Também foi nesse mesmo período que a jovem começou a participar do Núcleo de Cidadania de Adolescentes (Nuca) em seu município – antes também chamado, em alguns estados, de Juventude Unida pela Vida na Amazônia (Juva) –, uma iniciativa do Selo UNICEF que reúne adolescentes e jovens para que promovam atividades e discutam sobre temas que afetam sua vida cotidiana.

O convite veio de Cleudon França, articulador do Selo UNICEF de Marechal Thaumaturgo, que conhecia Natasha há alguns anos e sabia do seu potencial. “O Nuca foi o braço forte, foi quem puxou o Selo no município. A maior parte dos nossos moradores locais é jovem, tanto da sede quanto da zona rural, e o nosso jovem não tem oportunidade”, conta o articulador.
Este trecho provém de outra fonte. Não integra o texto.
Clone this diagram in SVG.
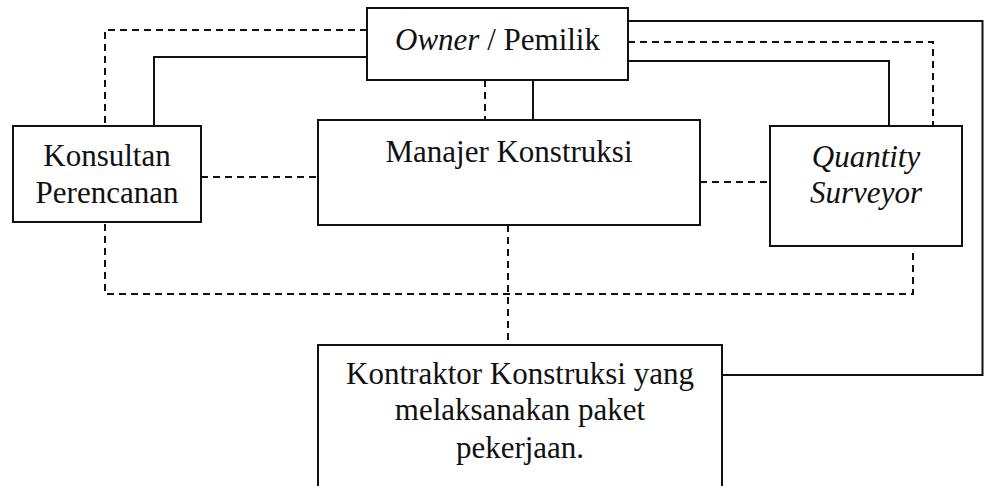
<svg xmlns="http://www.w3.org/2000/svg" width="984" height="486" viewBox="0 0 984 486">
<style>
.box{fill:#fff;stroke:#111;stroke-width:2}
.solid{fill:none;stroke:#111;stroke-width:2}
.dash{fill:none;stroke:#111;stroke-width:2;stroke-dasharray:7 5}
text{font-family:"Liberation Serif","Times New Roman",serif;font-size:31px;fill:#111;text-anchor:middle}
.it{font-style:italic}
</style>
<rect width="984" height="486" fill="#fff"/>
<g id="connectors">
<path class="solid" d="M628,21 H982.5 V375 H722"/>
<path class="solid" d="M628,61 H889 V126"/>
<path class="solid" d="M367,57 H154 V126"/>
<path class="solid" d="M533,80 V120"/>
<path class="dash" d="M367,30 H105 V126"/>
<path class="dash" d="M628,42 H933 V126"/>
<path class="dash" d="M485,80 V120"/>
<path class="dash" d="M201,177 H318"/>
<path class="dash" d="M700,182 H770"/>
<path class="dash" d="M105,224 V294 H913 V250"/>
<path class="dash" d="M508,225 V345"/>
</g>
<g id="owner">
<rect class="box" x="367" y="8" width="261" height="72"/>
<text x="497.5" y="50"><tspan class="it">Owner</tspan> / Pemilik</text>
</g>
<g id="konsultan">
<rect class="box" x="13" y="126" width="188" height="96"/>
<text x="107" y="166">Konsultan</text>
<text x="107" y="203">Perencanan</text>
</g>
<g id="manajer">
<rect class="box" x="318" y="120" width="382" height="105"/>
<text x="509" y="162">Manajer Konstruksi</text>
</g>
<g id="quantity-surveyor">
<rect class="box" x="770" y="126" width="192" height="120"/>
<text class="it" x="866" y="167">Quantity</text>
<text class="it" x="866" y="203">Surveyor</text>
</g>
<g id="kontraktor">
<rect class="box" x="318" y="345" width="404" height="150"/>
<text x="520" y="384">Kontraktor Konstruksi yang</text>
<text x="520" y="420">melaksanakan paket</text>
<text x="520" y="458">pekerjaan.</text>
</g>
</svg>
“Lembro de dias em que eu me derramava mesmo em lágrimas. Quando eu me lembro, me dá uma emoção, porque foi um ano muito difícil. De manhã eu ficava em casa, de tarde eu ia para escola e de noite eu ia pro Juva”, fala Natasha. No início, a jovem achou que a atividade seria apenas uma forma para ocupar a mente, mas pouco a pouco foi percebendo seu propósito de vida por meio do grupo. Foi lá que ela encontrou um espaço para participar ativamente em atividades comunitárias do município, e despertou sua paixão pelos direitos de crianças e adolescentes. “Depois que viramos mãe, não pensamos mais em nós, começamos a pensar no futuro da criança. Aí imagine: nossas crianças protegidas, acolhidas, tendo um espaço para se divertir”, diz.

Ao longo dos quatro anos de Selo UNICEF, cada Nuca precisa cumprir uma série de atividades e uma delas busca discutir sobre racismo nos municípios. E foi justamente durante essa discussão que Natasha recebeu uma grande oportunidade. Para abordar o tema, ela entrevistou o prefeito do município, Isaac Piyãko, indígena, para entender como o racismo impacta a vida de pessoas de sua comunidade. Ela pôde demonstrar o seu potencial e, como resultado, recebeu a oportunidade de estagiar como jovem aprendiz na prefeitura, que deve começar em breve.

Foto mostra uma menina pequena com a mão em um quadro-negro. Ela está olhando para a lousa.
UNICEF/BRZ/Alécio Cezar

Mas esse é só o começo para Natasha. A pequena Bianca está crescendo saudável, já com 3 anos de idade, e Natasha conseguiu concluir o ensino médio em 2021 em meio a todas as dificuldades, e já tem um futuro em vista. Para ela, seu município já avançou na garantia dos direitos de crianças e adolescentes, mas ela quer mais. “Eu tenho um sonho, eu não quero ficar aqui na mesma. Eu quero apoiar e defender as crianças e os adolescentes de todo o mundo, principalmente da minha cidade”, deseja. “Eu quero mudar o município de Marechal Thaumaturgo, fazer ser um lugar melhor para as nossas crianças, nossos adolescentes, jovens e adultos viverem. Que não se torne um município de violência, mas onde haja harmonia”, conclui.

“A importância do Nuca no nosso município foi isso, dar oportunidade aos jovens, direito à voz e à ação. Eles foram a campo e agiram, proporcionaram ações que nem a própria pasta tinha a facilidade de fazer”, conta Cleudon. “Muitos deles saíram do Juva e do Nuca com personalidade formada, autonomia constituída. E a nossa certificação simboliza isso, que o Selo não era só um projeto isolado, era a gestão acontecendo”, completa o articulador, feliz pelas vitórias dos adolescentes e de Marechal Thaumaturgo.